MDB 89: Psalms 62-63

Mark Johnston Articles
Throughout history the builders of castles, forts and citadels have favoured rocky outcrops as the best place to site them. So David reaches for the language of such places to describe the One in whom believers are truly secure: 'My soul finds rest in God alone...He alone is my rock and my refuge, my fortress, I shall never be shaken' (62.1-2). As we read on it is as though the once-beleaguered psalmist now sits and taunts those who once taunted him from his place of safety. His enemies have not gone away, but they have shrunk as he now looks down on them from the security of his refuge in God.

David then turns from speaking to his opponents to speaking to himself and then to his people. He exhorts those who say they trust in God to ensure they are actually trusting him. It is a lesson in the life of faith we need to keep on learning till the day we die. It's not enough to pay lip-service to God as our refuge for eternity, we need to find our rest in him alone and not in the props we often lean on and which one by one are guaranteed to crumble away.

It is that thought of consciously and deliberately seeking rest in God that leads us into the psalm that follows. Using the language of the deepest longing, David speaks of how God alone can truly satisfy our weary souls. He is sure of this because his encounters with God in the sanctuary (63.2) have etched it on his heart and it will not let him go. When he says, 'I will praise you as long as I live' (63.4), he is not merely speaking about the acts of worship he performs in the Tabernacle, but of a life that literally revolves around God as its very heart and centre.
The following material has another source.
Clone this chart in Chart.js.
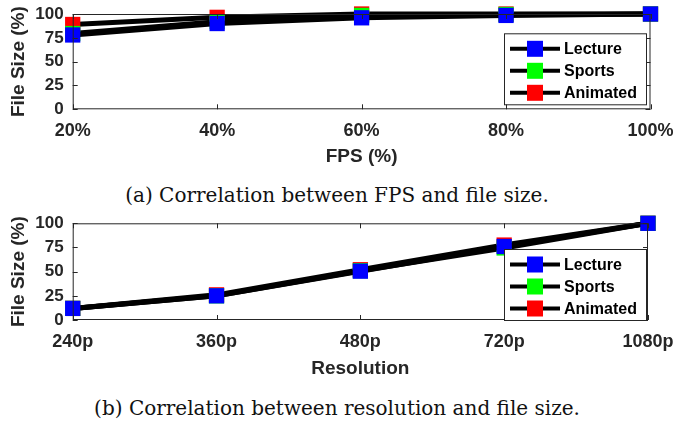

Even through the hours of darkness, it is thoughts of God that keep coming back to sustain him (63.6-8).

The bottom line for the king is stark. Regardless of one's short-term fortunes in life, he knows there are only two destinies beyond the grave - one in eternal banishment, the other rejoicing in God. That is the ultimate measure of what matters most in life and leaves us in no doubt as to why Jesus says, 'What good is it for a man to gain the whole world, yet forfeit his soul?' (Mk 8.36).